There Is No Quick Fix for the Deficit

As the congressional supercommittee is finding out, the road to fiscal stability is long and winding

Bush budget summit - AP Photo:Barry Thumma - banner.jpg

President George H.W. Bush and congressional leaders at a 1990 summit on the budget. Credit: Barry Thumma/AP

The lesson of the congressional supercommittee's agonies should be that deficit reduction is a journey, not a destination.

Absent an unexpected, last-minute breakthrough, the 12-member panel won't produce a sweeping "grand bargain." Although the committee was still negotiating as this column went to press, most in Washington are expecting either only an incremental package or a partisan stalemate that triggers $1.2 trillion in automatic cuts. Neither outcome would be pretty. But, depending on the details, both could move Washington a step closer to fiscal stability--and that may be the most realistic way to address the federal government's long-term fiscal dilemma.

A stalemate would send an ominous message about Congress's inability to surmount partisan differences. But, unless Congress changes the rules, even deadlock would activate those $1.2 trillion in cuts, hardly an inconsiderable sum. And an incremental plan, even if it defers some decisions to next year, could constitute worthwhile progress, so long as it doesn't rely heavily on accounting gimmicks. "Go big or go home" should not apply to deficit reduction.

Gene Sperling, who directs the National Economic Council for President Obama (and held the same job under Bill Clinton), has argued that "a big deal is optimal," but that people should not dismiss a smaller package including serious proposals. "While we should aim for a bold grand bargain, we shouldn't think it is all or nothing," Sperling says. He's right. Last summer's agreement to raise the debt ceiling, ugly as it was, did commit Congress to $917 billion in deficit reduction over the next decade.
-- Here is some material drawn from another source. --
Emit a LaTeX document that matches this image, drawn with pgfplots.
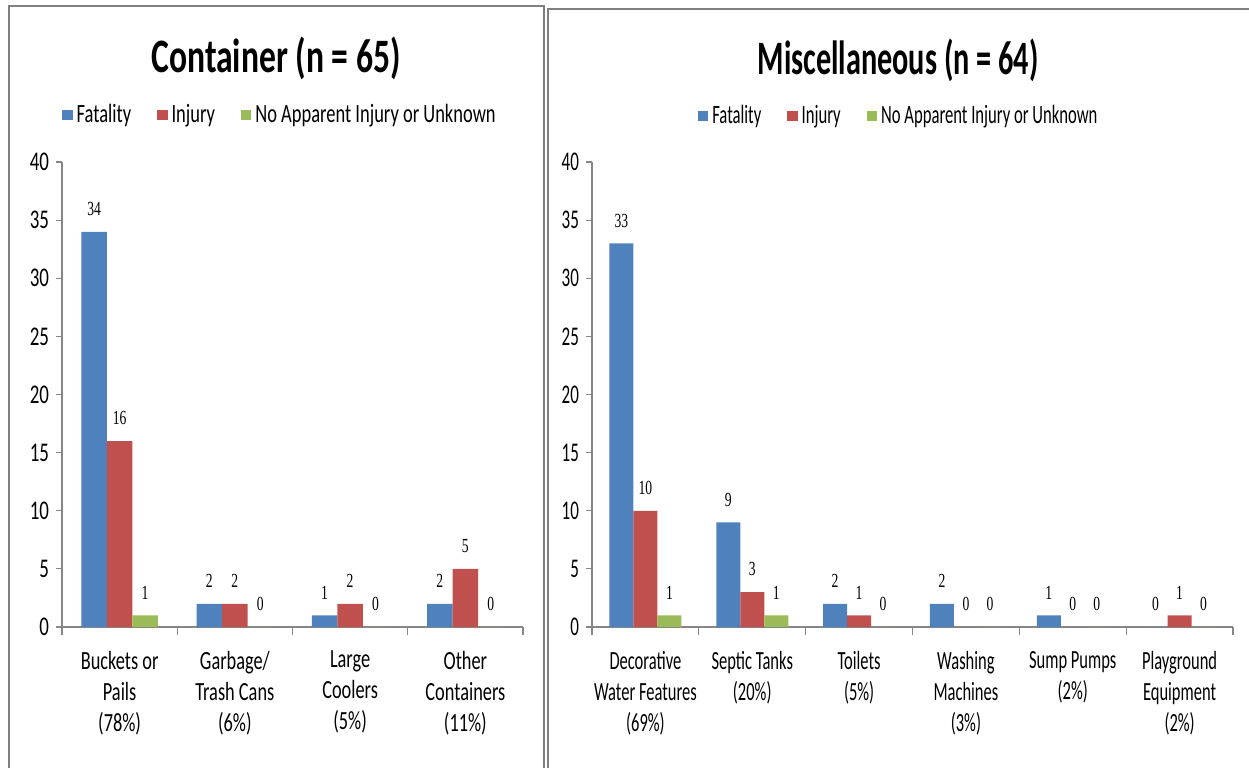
\documentclass[border=0pt]{standalone}
\usepackage{fontspec}
\setmainfont{Carlito}[FakeStretch=0.70]
\newfontfamily\rfont{Carlito}[FakeStretch=0.63]
\newfontfamily\ltitle{Carlito}[FakeStretch=0.70]
\newfontfamily\labelfont{Liberation Serif}[FakeStretch=0.68]
\usepackage{pgfplots}
\pgfplotsset{compat=1.18}
\definecolor{cblue}{HTML}{4F81BD}
\definecolor{cred}{HTML}{C0504D}
\definecolor{cgreen}{HTML}{9BBB59}
\definecolor{axgray}{HTML}{868686}
\definecolor{framegray}{HTML}{7F7F7F}
\pgfplotsset{
  sq/.style={legend image code/.code={\fill[##1] (0pt,-2.6pt) rectangle (5.2pt,2.6pt);}},
  common/.style={
    scale only axis,
    height=232.5pt,
    ybar=0pt,
    ymin=0, ymax=40,
    ytick={0,5,...,40},
    axis lines*=left,
    axis line style={axgray, line width=0.6pt},
    tick style={axgray, line width=0.6pt},
    tick align=outside,
    major tick length=3pt,
    minor tick length=4pt,
    x tick style={draw=none},
    minor x tick style={draw=axgray},
    xtick=data,
    /pgf/number format/assume math mode=true,
    yticklabel style={font=#1\fontsize{13.5}{15}\selectfont, xshift=0pt},
    xticklabel style={font=#1\fontsize{13.1}{15.5}\selectfont, align=center, yshift=-5.5pt},
    nodes near coords,
    every node near coord/.append style={font=\labelfont\fontsize{10}{11}\selectfont, yshift=4.5pt, text=black},
    legend columns=3,
    legend style={draw=none, fill=none, font=#1\fontsize{13.2}{14}\selectfont,
      /tikz/every even column/.append style={column sep=11pt},
      inner sep=0pt},
    legend cell align=left,
  }
}
\begin{document}
\begin{tikzpicture}
\path[use as bounding box] (0,0) rectangle (624.5pt,383.5pt);
\draw[framegray, line width=1.1pt] (4.5pt,-5pt) -- (4.5pt,380.5pt) -- (272pt,380.5pt) -- (272pt,-5pt);
\draw[framegray, line width=1.1pt] (273.8pt,-5pt) -- (273.8pt,379pt) -- (630pt,379pt);
\node[font=\ltitle\bfseries\fontsize{24}{28}\selectfont, anchor=base] at (138pt,347pt) {Container (n = 65)};
\node[font=\rfont\bfseries\fontsize{24}{28}\selectfont, anchor=base] at (449pt,346pt) {Miscellaneous (n = 64)};
\begin{axis}[common=\rmfamily,
  at={(31pt,70pt)}, anchor=south west,
  width=230.5pt,
  xmin=-0.5, xmax=3.5,
  bar width=12.75pt,
  minor xtick={-0.5,0.5,1.5,2.5,3.5},
  xticklabels={Buckets or\\Pails\\(78\%),Garbage/\\Trash Cans\\(6\%),Large\\Coolers\\(5\%),Other\\Containers\\(11\%)},
  legend style={at={(0.475,1.101)}, anchor=center},
]
\addplot[fill=cblue, draw=none, sq] coordinates {(0,34) (1,2) (2,1) (3,2)};
\addplot[fill=cred, draw=none, sq] coordinates {(0,16) (1,2) (2,2) (3,5)};
\addplot[fill=cgreen, draw=none, sq] coordinates {(0,1) (1,0) (2,0) (3,0)};
\legend{Fatality,Injury,No Apparent Injury or Unknown}
\end{axis}
\begin{axis}[common=\rfont,
  at={(296pt,70pt)}, anchor=south west,
  width=320.5pt,
  xmin=-0.5, xmax=5.5,
  bar width=12pt,
  minor xtick={-0.5,0.5,1.5,2.5,3.5,4.5,5.5},
  xticklabels={Decorative\\Water Features\\(69\%),Septic Tanks\\(20\%),Toilets\\(5\%),Washing\\Machines\\(3\%),Sump Pumps\\(2\%),Playground\\Equipment\\(2\%)},
  legend style={at={(0.48,1.099)}, anchor=center},
]
\addplot[fill=cblue, draw=none, sq] coordinates {(0,33) (1,9) (2,2) (3,2) (4,1) (5,0)};
\addplot[fill=cred, draw=none, sq] coordinates {(0,10) (1,3) (2,1) (3,0) (4,0) (5,1)};
\addplot[fill=cgreen, draw=none, sq] coordinates {(0,1) (1,1) (2,0) (3,0) (4,0) (5,0)};
\legend{Fatality,Injury,No Apparent Injury or Unknown}
\end{axis}
\end{tikzpicture}
\end{document}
So long as Congress upholds that agreement, the super-committee process guarantees those $1.2 trillion in further savings. (If the panel's recommendations don't reach that level, Congress is mandated to impose automatic cuts sufficient to do so.) And the high-profile debate that produced these deficit-closing commitments "has increased the chances" that the public will demand further progress after 2012, no matter which party controls Washington, predicts Steve Bell, a former Republican staff director of the Senate Budget Committee. An incremental plan would have the bittersweet virtue of dispelling the illusion that fiscal balance can be restored in one dramatic agreement. In fact, given the demographic pressures of an aging society, stabilizing Washington's finances while reinvigorating the economy will demand years of attention. "I believe this is a 20-year project," says Bell, who now directs the Bipartisan Policy Center's economic-policy project.

Like Bell, Peter Orszag, Obama's first director of the Office of Management and Budget, would prefer an ambitious deal that tackles entitlements and revenues. But he agrees it is misguided to hope that any one agreement will solve the problem. "Fiscal adjustment is more like a diet and not like an exam--you're never fully done," says Orszag, now vice chairman of global banking at Citigroup. "But the dieting regime is likely to get much more challenging over the next 20 years than it was over the previous 20."

The most encouraging model for the challenge ahead is the path that Washington took toward replacing chronic federal deficits with surpluses through the late 1990s. Those gains, which closed the deficit chasm opened by Ronald Reagan's 1981 tax cuts, weren't achieved in one big leap. Instead they derived from three agreements, each forged under a different political alignment: the 1990 deal to cut spending and raise taxes reached by Republican George H.W. Bush with a Democratic Congress; the 1993 agreement that Democrat Clinton squeezed through a Democratic Congress to raise taxes and cut spending again; and the 1997 agreement between Clinton and a Republican Congress that restrained spending and cut some taxes but reconfirmed the 1990 and 1993 tax-rate increases. It took both parties and several tries to achieve balance.

For an incremental super-committee plan to mark progress, three conditions seem essential. One is that Congress does not block the automatic spending cuts if the committee falls short of its $1.2 trillion mandate. The second is that any agreement doesn't make permanent the tax cuts passed under George W. Bush. Given that federal revenue, as a share of the overall economy, is now at its lowest level since 1950, those rates are incompatible with lasting fiscal balance. Locking in the tax cuts would also cripple future negotiations, because the only way to ever get enough Democrats to accept the necessary constraints on entitlements is to persuade enough Republicans to accept the necessary increases in revenue, and vice versa. "There is virtually nothing the supercommittee could plausibly do that could offset the harm from making the tax cuts permanent," Orszag says.

Sperling offers a third condition: that any deal provides a down payment on confronting each party's sacred cows: taxes and entitlements. Restoring fiscal balance ultimately will demand bigger tax increases and entitlement constraints than the supercommittee likely will propose. But cementing the precedent that any agreement must include both will provide Congress a stronger foundation when it inevitably scales this hill again in 2013 and beyond.